▶ [TASK REQUIREMENTS]: All of the lines below are to be transcribed faithfully, with pictures excluded from the copy.

<<<<

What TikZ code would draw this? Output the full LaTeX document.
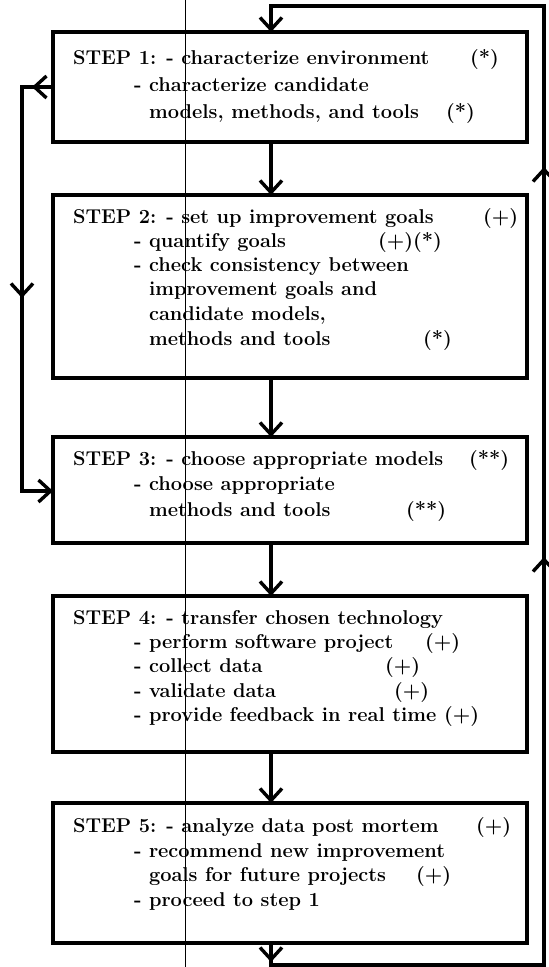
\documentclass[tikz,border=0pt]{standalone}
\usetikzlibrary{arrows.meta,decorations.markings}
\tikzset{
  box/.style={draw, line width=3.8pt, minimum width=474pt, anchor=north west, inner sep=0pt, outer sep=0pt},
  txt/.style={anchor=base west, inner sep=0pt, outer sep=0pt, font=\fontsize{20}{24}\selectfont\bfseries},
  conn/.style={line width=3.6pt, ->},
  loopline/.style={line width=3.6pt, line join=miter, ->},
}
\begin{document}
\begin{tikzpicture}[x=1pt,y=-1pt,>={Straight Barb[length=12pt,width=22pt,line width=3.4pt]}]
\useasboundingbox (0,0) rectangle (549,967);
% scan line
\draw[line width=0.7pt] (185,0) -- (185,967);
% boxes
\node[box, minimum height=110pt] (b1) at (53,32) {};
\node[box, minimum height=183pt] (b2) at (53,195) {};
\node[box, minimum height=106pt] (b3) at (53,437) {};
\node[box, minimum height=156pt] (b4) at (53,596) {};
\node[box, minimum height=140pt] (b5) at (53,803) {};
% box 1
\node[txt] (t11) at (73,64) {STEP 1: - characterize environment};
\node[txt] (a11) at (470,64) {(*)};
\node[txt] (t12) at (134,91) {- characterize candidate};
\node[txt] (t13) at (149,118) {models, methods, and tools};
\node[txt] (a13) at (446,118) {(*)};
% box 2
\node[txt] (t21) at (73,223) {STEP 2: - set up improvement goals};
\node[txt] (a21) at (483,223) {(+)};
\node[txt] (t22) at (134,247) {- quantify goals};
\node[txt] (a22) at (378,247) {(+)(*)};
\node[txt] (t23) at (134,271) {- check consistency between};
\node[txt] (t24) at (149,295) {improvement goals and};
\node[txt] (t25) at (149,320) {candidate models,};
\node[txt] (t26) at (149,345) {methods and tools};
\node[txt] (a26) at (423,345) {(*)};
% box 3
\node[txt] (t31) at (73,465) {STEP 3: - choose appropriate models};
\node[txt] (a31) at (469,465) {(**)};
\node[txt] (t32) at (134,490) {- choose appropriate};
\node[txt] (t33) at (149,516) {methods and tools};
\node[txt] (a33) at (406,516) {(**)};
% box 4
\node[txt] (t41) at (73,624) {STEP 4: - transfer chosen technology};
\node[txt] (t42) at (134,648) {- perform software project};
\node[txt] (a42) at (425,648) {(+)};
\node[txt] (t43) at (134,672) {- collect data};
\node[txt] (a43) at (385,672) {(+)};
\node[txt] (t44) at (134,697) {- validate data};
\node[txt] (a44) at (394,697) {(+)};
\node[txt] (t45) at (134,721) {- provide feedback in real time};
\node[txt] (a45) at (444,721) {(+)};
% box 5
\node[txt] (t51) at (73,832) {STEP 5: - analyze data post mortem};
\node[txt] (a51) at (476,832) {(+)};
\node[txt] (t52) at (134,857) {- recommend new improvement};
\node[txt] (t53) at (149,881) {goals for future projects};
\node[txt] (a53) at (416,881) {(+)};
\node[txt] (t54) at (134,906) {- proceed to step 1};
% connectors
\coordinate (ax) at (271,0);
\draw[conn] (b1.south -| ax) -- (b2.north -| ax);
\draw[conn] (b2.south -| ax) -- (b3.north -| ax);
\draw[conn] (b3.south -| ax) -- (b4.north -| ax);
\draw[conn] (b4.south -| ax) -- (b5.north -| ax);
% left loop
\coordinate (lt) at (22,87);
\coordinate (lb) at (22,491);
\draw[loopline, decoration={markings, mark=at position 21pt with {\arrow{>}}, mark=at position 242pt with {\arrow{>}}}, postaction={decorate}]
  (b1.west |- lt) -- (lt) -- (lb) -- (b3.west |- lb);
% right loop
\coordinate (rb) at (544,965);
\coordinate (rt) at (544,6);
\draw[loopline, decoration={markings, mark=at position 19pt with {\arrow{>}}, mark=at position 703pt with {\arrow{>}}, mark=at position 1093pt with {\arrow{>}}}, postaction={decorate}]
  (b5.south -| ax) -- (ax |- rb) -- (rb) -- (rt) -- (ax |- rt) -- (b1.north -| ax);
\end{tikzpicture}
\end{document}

>>>>

▶ [RESULT OF THE EXERCISE]:
What TikZ code would draw this? Output the full LaTeX document.
\documentclass[tikz,border=0pt]{standalone}
\usetikzlibrary{arrows.meta,decorations.markings}
\tikzset{
  box/.style={draw, line width=3.8pt, minimum width=474pt, anchor=north west, inner sep=0pt, outer sep=0pt},
  txt/.style={anchor=base west, inner sep=0pt, outer sep=0pt, font=\fontsize{20}{24}\selectfont\bfseries},
  conn/.style={line width=3.6pt, ->},
  loopline/.style={line width=3.6pt, line join=miter, ->},
}
\begin{document}
\begin{tikzpicture}[x=1pt,y=-1pt,>={Straight Barb[length=12pt,width=22pt,line width=3.4pt]}]
\useasboundingbox (0,0) rectangle (549,967);
% scan line
\draw[line width=0.7pt] (185,0) -- (185,967);
% boxes
\node[box, minimum height=110pt] (b1) at (53,32) {};
\node[box, minimum height=183pt] (b2) at (53,195) {};
\node[box, minimum height=106pt] (b3) at (53,437) {};
\node[box, minimum height=156pt] (b4) at (53,596) {};
\node[box, minimum height=140pt] (b5) at (53,803) {};
% box 1
\node[txt] (t11) at (73,64) {STEP 1: - characterize environment};
\node[txt] (a11) at (470,64) {(*)};
\node[txt] (t12) at (134,91) {- characterize candidate};
\node[txt] (t13) at (149,118) {models, methods, and tools};
\node[txt] (a13) at (446,118) {(*)};
% box 2
\node[txt] (t21) at (73,223) {STEP 2: - set up improvement goals};
\node[txt] (a21) at (483,223) {(+)};
\node[txt] (t22) at (134,247) {- quantify goals};
\node[txt] (a22) at (378,247) {(+)(*)};
\node[txt] (t23) at (134,271) {- check consistency between};
\node[txt] (t24) at (149,295) {improvement goals and};
\node[txt] (t25) at (149,320) {candidate models,};
\node[txt] (t26) at (149,345) {methods and tools};
\node[txt] (a26) at (423,345) {(*)};
% box 3
\node[txt] (t31) at (73,465) {STEP 3: - choose appropriate models};
\node[txt] (a31) at (469,465) {(**)};
\node[txt] (t32) at (134,490) {- choose appropriate};
\node[txt] (t33) at (149,516) {methods and tools};
\node[txt] (a33) at (406,516) {(**)};
% box 4
\node[txt] (t41) at (73,624) {STEP 4: - transfer chosen technology};
\node[txt] (t42) at (134,648) {- perform software project};
\node[txt] (a42) at (425,648) {(+)};
\node[txt] (t43) at (134,672) {- collect data};
\node[txt] (a43) at (385,672) {(+)};
\node[txt] (t44) at (134,697) {- validate data};
\node[txt] (a44) at (394,697) {(+)};
\node[txt] (t45) at (134,721) {- provide feedback in real time};
\node[txt] (a45) at (444,721) {(+)};
% box 5
\node[txt] (t51) at (73,832) {STEP 5: - analyze data post mortem};
\node[txt] (a51) at (476,832) {(+)};
\node[txt] (t52) at (134,857) {- recommend new improvement};
\node[txt] (t53) at (149,881) {goals for future projects};
\node[txt] (a53) at (416,881) {(+)};
\node[txt] (t54) at (134,906) {- proceed to step 1};
% connectors
\coordinate (ax) at (271,0);
\draw[conn] (b1.south -| ax) -- (b2.north -| ax);
\draw[conn] (b2.south -| ax) -- (b3.north -| ax);
\draw[conn] (b3.south -| ax) -- (b4.north -| ax);
\draw[conn] (b4.south -| ax) -- (b5.north -| ax);
% left loop
\coordinate (lt) at (22,87);
\coordinate (lb) at (22,491);
\draw[loopline, decoration={markings, mark=at position 21pt with {\arrow{>}}, mark=at position 242pt with {\arrow{>}}}, postaction={decorate}]
  (b1.west |- lt) -- (lt) -- (lb) -- (b3.west |- lb);
% right loop
\coordinate (rb) at (544,965);
\coordinate (rt) at (544,6);
\draw[loopline, decoration={markings, mark=at position 19pt with {\arrow{>}}, mark=at position 703pt with {\arrow{>}}, mark=at position 1093pt with {\arrow{>}}}, postaction={decorate}]
  (b5.south -| ax) -- (ax |- rb) -- (rb) -- (rt) -- (ax |- rt) -- (b1.north -| ax);
\end{tikzpicture}
\end{document}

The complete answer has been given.